**Written exercise:**
Leave the pictures out and copy exactly the lines from the line containing "Recreate this image as a component" to the line containing "import * as", both lines included.

**Listed records:**

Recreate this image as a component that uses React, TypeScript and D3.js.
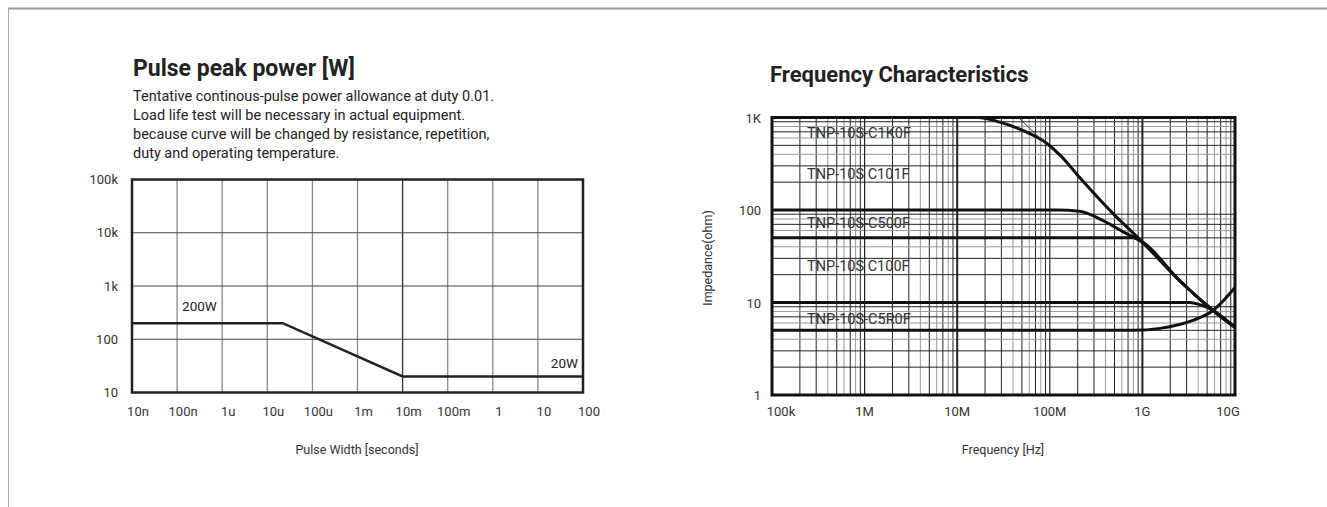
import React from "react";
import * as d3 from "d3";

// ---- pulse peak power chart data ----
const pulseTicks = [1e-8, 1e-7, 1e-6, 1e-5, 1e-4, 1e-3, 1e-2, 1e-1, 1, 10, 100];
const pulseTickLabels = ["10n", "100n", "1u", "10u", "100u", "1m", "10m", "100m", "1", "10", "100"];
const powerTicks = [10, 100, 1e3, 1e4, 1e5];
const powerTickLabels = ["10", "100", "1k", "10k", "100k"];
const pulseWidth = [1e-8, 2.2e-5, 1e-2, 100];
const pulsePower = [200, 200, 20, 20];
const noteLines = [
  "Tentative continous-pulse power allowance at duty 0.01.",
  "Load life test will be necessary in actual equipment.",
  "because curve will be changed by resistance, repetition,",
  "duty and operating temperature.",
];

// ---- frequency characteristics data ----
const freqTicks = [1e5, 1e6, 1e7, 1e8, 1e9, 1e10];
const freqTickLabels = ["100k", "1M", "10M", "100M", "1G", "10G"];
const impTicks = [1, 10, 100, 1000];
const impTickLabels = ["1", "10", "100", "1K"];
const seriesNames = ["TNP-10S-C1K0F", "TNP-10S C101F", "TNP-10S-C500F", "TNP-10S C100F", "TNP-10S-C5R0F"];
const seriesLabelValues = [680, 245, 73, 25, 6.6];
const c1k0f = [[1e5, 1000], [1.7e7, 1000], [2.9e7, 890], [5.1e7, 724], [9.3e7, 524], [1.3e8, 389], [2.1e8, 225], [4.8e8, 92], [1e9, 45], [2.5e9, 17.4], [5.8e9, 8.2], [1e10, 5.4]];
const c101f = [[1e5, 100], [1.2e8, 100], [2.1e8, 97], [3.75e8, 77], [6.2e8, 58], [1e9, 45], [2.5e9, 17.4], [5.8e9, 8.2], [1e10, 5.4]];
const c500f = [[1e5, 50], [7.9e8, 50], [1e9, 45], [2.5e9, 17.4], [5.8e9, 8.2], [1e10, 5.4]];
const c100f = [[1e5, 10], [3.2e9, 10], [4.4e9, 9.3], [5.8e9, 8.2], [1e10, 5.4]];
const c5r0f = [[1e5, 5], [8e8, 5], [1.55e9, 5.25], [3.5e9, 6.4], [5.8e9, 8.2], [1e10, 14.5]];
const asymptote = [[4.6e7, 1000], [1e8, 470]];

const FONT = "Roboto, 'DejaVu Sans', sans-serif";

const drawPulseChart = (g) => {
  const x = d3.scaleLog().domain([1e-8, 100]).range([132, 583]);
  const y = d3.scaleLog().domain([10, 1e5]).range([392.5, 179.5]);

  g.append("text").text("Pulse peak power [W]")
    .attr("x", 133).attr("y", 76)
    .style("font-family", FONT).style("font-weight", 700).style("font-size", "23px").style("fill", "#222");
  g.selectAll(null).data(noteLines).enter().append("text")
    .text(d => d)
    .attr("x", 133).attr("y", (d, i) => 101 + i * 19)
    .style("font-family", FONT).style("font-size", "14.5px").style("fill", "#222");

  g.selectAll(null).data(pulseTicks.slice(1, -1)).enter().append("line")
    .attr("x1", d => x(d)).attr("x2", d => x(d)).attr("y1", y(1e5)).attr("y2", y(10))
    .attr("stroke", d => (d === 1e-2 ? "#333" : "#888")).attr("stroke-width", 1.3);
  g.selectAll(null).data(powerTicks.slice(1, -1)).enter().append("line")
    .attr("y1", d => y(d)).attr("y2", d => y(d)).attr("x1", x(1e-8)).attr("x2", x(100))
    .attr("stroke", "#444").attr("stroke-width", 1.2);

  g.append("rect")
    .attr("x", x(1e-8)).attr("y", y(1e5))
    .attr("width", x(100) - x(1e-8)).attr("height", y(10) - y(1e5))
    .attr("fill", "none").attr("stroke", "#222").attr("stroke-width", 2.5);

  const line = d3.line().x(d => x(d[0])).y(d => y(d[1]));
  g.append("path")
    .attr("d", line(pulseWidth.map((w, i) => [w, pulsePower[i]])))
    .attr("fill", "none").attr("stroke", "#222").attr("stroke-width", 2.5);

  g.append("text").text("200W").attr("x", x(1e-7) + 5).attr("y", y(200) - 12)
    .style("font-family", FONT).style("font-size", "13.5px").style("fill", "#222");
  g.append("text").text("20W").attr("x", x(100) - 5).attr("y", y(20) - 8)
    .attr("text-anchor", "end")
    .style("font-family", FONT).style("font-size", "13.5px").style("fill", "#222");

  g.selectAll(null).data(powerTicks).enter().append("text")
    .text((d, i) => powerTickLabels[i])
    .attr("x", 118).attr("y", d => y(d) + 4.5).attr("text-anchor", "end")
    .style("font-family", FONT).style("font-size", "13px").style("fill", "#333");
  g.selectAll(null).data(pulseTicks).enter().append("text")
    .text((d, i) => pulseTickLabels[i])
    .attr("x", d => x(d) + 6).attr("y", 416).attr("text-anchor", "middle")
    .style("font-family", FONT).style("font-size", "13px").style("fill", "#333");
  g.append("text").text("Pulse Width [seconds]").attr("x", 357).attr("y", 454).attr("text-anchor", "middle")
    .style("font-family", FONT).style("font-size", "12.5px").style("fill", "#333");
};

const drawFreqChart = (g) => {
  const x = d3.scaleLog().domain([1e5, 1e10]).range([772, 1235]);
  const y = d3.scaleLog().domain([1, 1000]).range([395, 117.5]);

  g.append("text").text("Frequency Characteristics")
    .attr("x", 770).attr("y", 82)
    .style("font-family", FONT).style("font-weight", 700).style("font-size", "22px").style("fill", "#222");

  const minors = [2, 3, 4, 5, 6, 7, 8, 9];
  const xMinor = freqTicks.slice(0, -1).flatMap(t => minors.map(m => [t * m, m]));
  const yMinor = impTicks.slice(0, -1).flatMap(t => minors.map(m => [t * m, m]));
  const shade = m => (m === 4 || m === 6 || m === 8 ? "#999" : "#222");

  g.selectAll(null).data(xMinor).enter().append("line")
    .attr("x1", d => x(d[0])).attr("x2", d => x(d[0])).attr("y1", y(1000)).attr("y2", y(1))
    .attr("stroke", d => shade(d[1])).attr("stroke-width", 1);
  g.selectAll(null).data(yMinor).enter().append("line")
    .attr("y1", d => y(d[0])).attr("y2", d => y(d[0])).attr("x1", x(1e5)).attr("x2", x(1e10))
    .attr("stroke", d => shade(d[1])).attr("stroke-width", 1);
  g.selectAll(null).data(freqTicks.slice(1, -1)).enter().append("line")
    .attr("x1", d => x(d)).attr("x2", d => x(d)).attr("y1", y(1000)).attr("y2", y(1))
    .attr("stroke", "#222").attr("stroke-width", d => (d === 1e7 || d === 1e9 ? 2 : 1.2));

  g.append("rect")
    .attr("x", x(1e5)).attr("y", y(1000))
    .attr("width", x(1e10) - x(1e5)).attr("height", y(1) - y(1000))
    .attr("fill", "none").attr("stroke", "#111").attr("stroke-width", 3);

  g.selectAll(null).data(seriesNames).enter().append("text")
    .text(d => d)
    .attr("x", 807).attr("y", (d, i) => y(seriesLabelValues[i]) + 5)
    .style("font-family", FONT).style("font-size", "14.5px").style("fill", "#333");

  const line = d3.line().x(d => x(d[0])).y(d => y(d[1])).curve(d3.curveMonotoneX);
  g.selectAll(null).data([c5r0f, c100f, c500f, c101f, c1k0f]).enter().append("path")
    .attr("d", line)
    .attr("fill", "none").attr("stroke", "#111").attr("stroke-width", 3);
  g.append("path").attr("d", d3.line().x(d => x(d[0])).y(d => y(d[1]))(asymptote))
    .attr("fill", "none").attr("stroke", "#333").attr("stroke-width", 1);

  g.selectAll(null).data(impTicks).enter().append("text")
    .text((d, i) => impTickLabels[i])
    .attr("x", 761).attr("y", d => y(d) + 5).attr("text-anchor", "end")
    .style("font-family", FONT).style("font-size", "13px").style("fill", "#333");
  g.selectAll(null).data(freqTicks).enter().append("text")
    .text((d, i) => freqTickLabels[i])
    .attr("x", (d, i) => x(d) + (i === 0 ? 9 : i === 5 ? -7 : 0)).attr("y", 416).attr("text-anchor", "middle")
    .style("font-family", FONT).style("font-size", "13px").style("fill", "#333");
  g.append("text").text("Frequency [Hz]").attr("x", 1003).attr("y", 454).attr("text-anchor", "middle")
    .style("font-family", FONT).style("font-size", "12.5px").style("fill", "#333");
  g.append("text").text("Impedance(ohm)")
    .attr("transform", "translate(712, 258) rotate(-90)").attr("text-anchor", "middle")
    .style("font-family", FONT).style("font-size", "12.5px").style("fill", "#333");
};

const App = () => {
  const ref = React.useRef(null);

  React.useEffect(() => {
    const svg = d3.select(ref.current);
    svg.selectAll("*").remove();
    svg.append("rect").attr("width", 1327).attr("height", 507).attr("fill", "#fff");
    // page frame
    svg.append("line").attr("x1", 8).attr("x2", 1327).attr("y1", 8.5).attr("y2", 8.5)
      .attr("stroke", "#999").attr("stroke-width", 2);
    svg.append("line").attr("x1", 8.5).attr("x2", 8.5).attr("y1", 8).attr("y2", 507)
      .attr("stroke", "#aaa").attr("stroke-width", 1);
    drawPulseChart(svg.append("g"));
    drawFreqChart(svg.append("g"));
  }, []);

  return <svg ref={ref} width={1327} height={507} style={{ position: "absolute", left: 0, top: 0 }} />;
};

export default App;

==

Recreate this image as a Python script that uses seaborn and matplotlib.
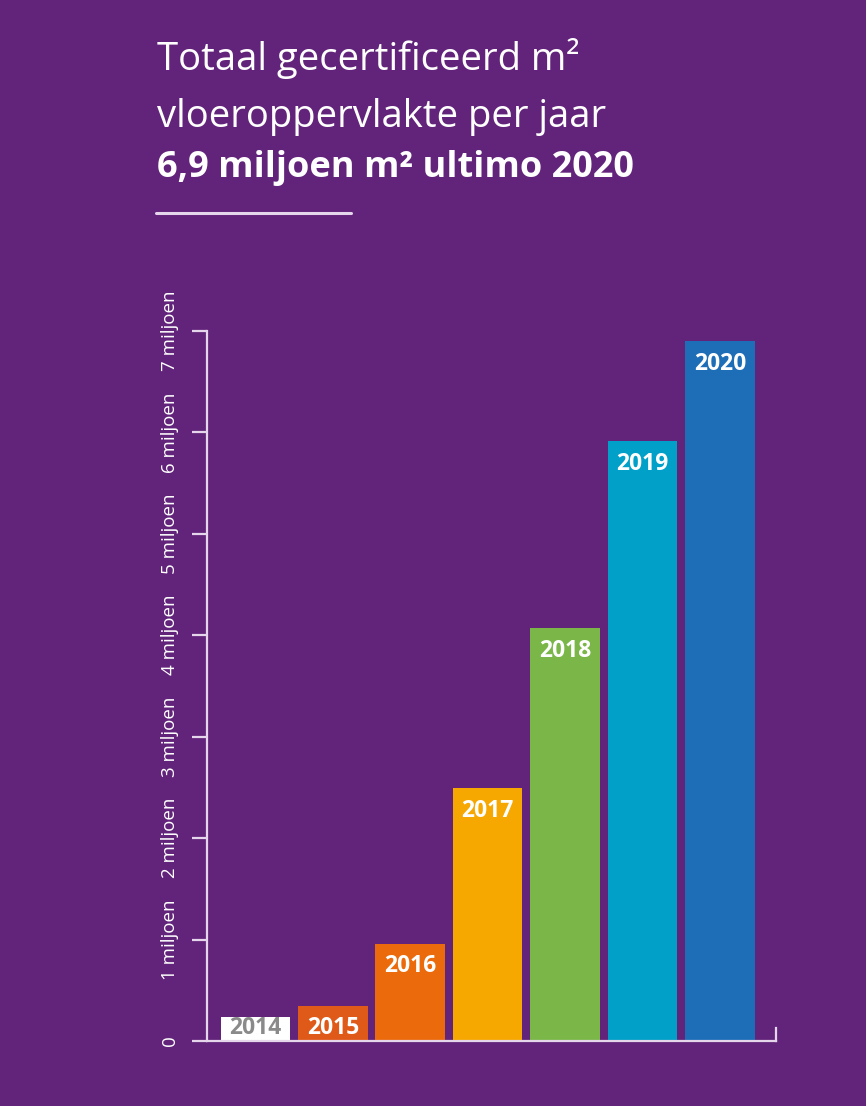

**Complete output:**
Recreate this image as a component that uses React, TypeScript and D3.js.
import React from "react";
import * as d3 from "d3";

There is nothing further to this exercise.